>>>>>

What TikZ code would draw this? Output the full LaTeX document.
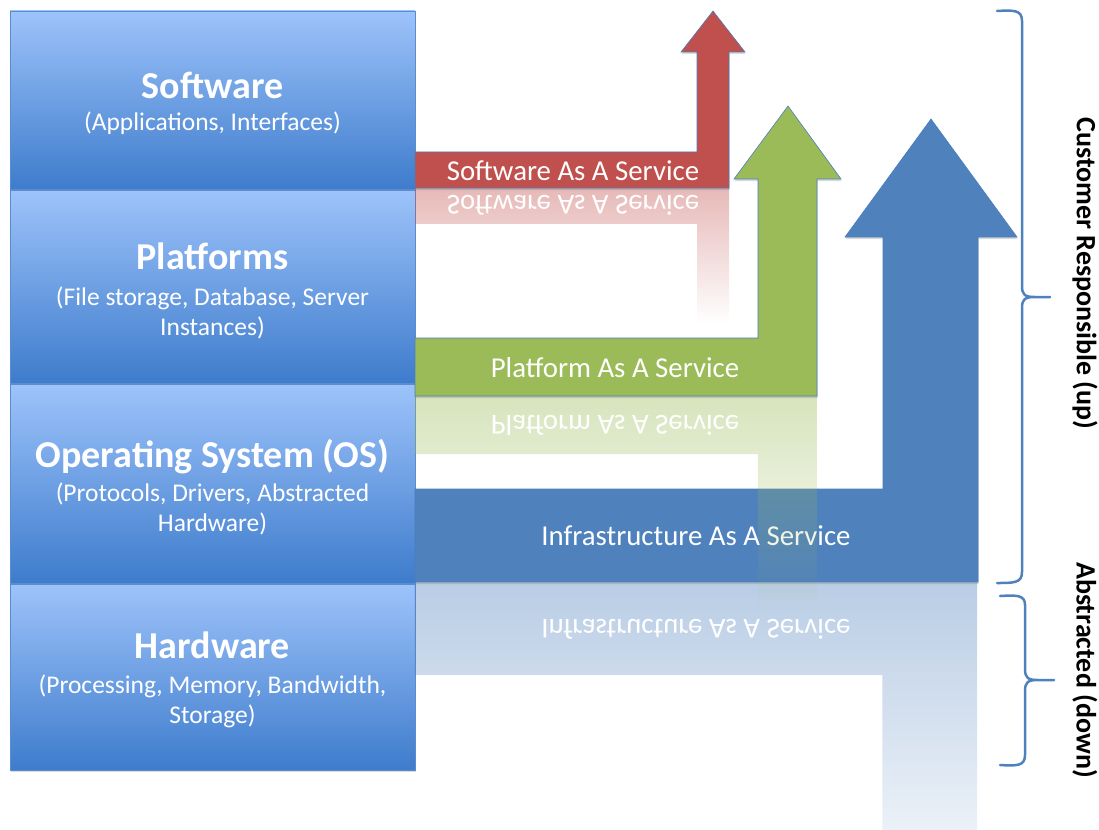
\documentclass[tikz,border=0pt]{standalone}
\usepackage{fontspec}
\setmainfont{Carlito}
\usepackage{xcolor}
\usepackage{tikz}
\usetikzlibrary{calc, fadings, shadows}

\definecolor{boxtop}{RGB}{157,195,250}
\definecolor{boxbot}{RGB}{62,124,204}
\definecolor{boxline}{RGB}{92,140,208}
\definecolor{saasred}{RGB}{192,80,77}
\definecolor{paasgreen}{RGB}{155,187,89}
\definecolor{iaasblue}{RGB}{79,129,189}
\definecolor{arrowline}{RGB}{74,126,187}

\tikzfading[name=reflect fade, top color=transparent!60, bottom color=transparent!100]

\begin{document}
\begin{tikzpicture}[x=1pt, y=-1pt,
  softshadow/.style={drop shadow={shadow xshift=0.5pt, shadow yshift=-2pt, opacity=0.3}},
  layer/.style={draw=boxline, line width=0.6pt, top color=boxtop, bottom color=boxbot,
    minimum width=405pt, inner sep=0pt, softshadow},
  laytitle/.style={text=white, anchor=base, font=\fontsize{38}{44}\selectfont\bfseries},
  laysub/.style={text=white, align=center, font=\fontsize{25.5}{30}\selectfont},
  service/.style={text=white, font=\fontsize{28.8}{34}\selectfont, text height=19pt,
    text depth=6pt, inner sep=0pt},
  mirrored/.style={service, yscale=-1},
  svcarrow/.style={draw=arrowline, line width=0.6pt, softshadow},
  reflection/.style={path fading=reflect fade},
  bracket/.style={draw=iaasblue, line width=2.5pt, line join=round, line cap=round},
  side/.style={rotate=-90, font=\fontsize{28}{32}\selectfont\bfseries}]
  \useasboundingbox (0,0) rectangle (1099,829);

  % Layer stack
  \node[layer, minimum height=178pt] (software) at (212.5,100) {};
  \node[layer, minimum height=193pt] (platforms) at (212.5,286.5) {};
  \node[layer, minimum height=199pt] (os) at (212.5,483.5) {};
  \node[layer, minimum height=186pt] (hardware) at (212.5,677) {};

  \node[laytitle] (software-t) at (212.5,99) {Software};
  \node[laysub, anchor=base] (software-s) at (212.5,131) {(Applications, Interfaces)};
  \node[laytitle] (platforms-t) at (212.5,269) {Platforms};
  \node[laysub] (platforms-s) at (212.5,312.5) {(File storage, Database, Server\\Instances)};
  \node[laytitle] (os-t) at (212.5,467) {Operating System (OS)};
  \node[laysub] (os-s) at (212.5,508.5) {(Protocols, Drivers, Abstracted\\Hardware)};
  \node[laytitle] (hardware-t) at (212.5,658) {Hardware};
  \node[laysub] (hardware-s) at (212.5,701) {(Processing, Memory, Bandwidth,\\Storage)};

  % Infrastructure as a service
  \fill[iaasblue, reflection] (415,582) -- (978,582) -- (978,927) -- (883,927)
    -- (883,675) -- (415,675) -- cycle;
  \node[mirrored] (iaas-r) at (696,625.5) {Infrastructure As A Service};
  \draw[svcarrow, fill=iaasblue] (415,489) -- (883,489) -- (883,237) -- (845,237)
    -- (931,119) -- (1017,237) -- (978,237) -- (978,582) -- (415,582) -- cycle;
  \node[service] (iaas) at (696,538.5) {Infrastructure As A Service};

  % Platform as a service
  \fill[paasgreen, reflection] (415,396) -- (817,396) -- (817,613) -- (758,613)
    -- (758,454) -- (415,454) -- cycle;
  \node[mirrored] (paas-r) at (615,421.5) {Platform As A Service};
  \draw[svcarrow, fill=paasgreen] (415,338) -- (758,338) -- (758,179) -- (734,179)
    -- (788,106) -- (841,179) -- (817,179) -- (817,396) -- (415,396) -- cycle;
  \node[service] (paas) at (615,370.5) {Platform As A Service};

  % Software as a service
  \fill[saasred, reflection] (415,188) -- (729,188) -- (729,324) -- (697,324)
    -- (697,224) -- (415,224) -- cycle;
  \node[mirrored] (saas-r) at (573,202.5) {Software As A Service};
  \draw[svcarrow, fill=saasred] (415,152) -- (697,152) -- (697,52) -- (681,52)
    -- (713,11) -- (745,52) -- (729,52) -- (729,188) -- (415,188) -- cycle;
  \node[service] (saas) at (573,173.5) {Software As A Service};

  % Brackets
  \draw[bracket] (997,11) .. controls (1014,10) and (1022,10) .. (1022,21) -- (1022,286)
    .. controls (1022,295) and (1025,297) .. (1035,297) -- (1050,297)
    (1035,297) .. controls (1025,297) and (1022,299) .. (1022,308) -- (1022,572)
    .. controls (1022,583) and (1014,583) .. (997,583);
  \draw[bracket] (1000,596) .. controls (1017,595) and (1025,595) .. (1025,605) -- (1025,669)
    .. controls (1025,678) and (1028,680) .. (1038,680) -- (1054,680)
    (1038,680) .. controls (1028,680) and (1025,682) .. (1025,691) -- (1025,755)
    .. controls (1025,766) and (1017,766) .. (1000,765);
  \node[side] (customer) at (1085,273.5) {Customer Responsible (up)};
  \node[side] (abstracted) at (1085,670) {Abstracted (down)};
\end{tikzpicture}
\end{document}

<<<<<

Requirements
Copy all lines from the material that include "draw".

Task output
What TikZ code would draw this? Output the full LaTeX document.
  layer/.style={draw=boxline, line width=0.6pt, top color=boxtop, bottom color=boxbot,
  svcarrow/.style={draw=arrowline, line width=0.6pt, softshadow},
  bracket/.style={draw=iaasblue, line width=2.5pt, line join=round, line cap=round},
  \draw[svcarrow, fill=iaasblue] (415,489) -- (883,489) -- (883,237) -- (845,237)
  \draw[svcarrow, fill=paasgreen] (415,338) -- (758,338) -- (758,179) -- (734,179)
  \draw[svcarrow, fill=saasred] (415,152) -- (697,152) -- (697,52) -- (681,52)
  \draw[bracket] (997,11) .. controls (1014,10) and (1022,10) .. (1022,21) -- (1022,286)
  \draw[bracket] (1000,596) .. controls (1017,595) and (1025,595) .. (1025,605) -- (1025,669)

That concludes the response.